There are three important factors that give credence to the contention that Hillary Clinton can have significant influence on women and move many undecided and perhaps Republicans to the Democratic column.

The first factor is based on a premise that is true for millions of American voters, both female and male. Many voters are disconnected from the political process and really do not have very well-formed views on current issues. If Hillary Clinton is the Democratic nominee, she has the potential to awaken millions of female voters because of the novelty of her candidacy. The previous undecided or apathetic will likely fall in line with the views that Clinton is presenting. If she hems and haws on issues such as she has done on TPP and nuclear negotiations with Iran, she will not move the political needle. But if she is true to her current statements in support of raising wages significantly and curbing the excesses of Wall Street, she may be successful in ensuring that “newly awakened” female voters will align themselves with a progressive agenda.

The second factor is that if Clinton can appeal to many of the values that are more important to women than men, she will help millions of women to better connect with a progressive agenda. Data shows that women have greater concerns than men about a variety of social issues including health care, education, and a social safety net. As liberated as many women and men have become, there are still more women than men in America who are primary care-givers for children. Nurturing is a manifestation of compassion and compassion that is central to a progressive agenda. If Hillary Clinton can adopt many of the compassionate policies of Elizabeth Warren and Bernie Sanders, she can connect with women voters across the nation in a way that no previous presidential candidate has.

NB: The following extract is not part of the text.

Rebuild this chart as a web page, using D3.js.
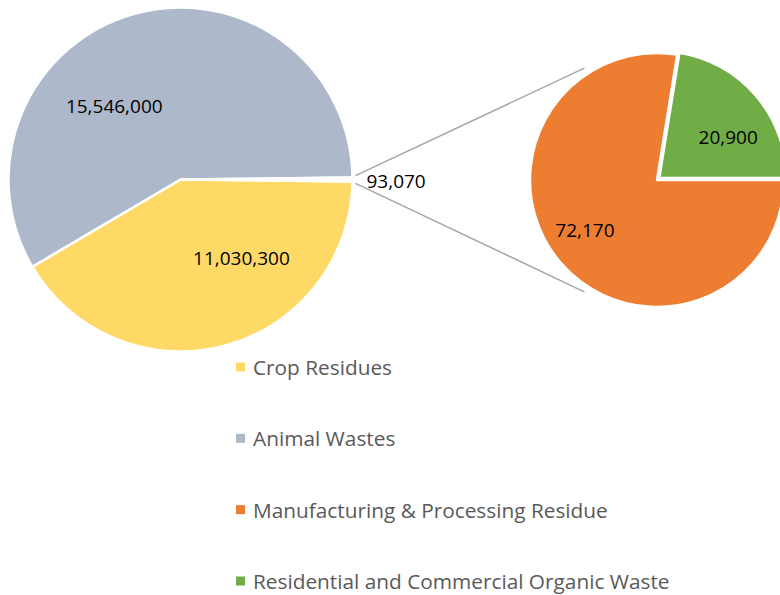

The third factor is that there is still considerable evidence that many women vote as a prominent male figure in their life, such as a husband or father, would tell them to do. The presence of Hillary Clinton as a presidential candidate will be a very liberating experience for many of these women. It could well be that the first step towards political independence that they take from a domineering male will be to vote for a woman, Hillary Clinton. If Clinton espouses a progressive agenda, this too will become part of the identity of newly-liberated female voters.

In summer 2015, polls indicate that Hillary Clinton will most likely win the Democratic presidential nomination and will then defeat whomever the Republicans put up to oppose her. But if she wins with a bland agenda, the significance of her victory will be largely muted. If she wins with a progressive agenda and can help millions of women to adopt a progressive agenda, she can truly be transformational.

She is not yet locked in her positions. She has time to take advantages that will accrue to her if she adopts more of a progressive agenda. While many progressives, including this author, are most impressed with the candidacy of Bernie Sanders and the potential candidacy of Elizabeth Warren, it would still do us well to continue to encourage Hillary Clinton to move further to the left. It’s good policy and good politics.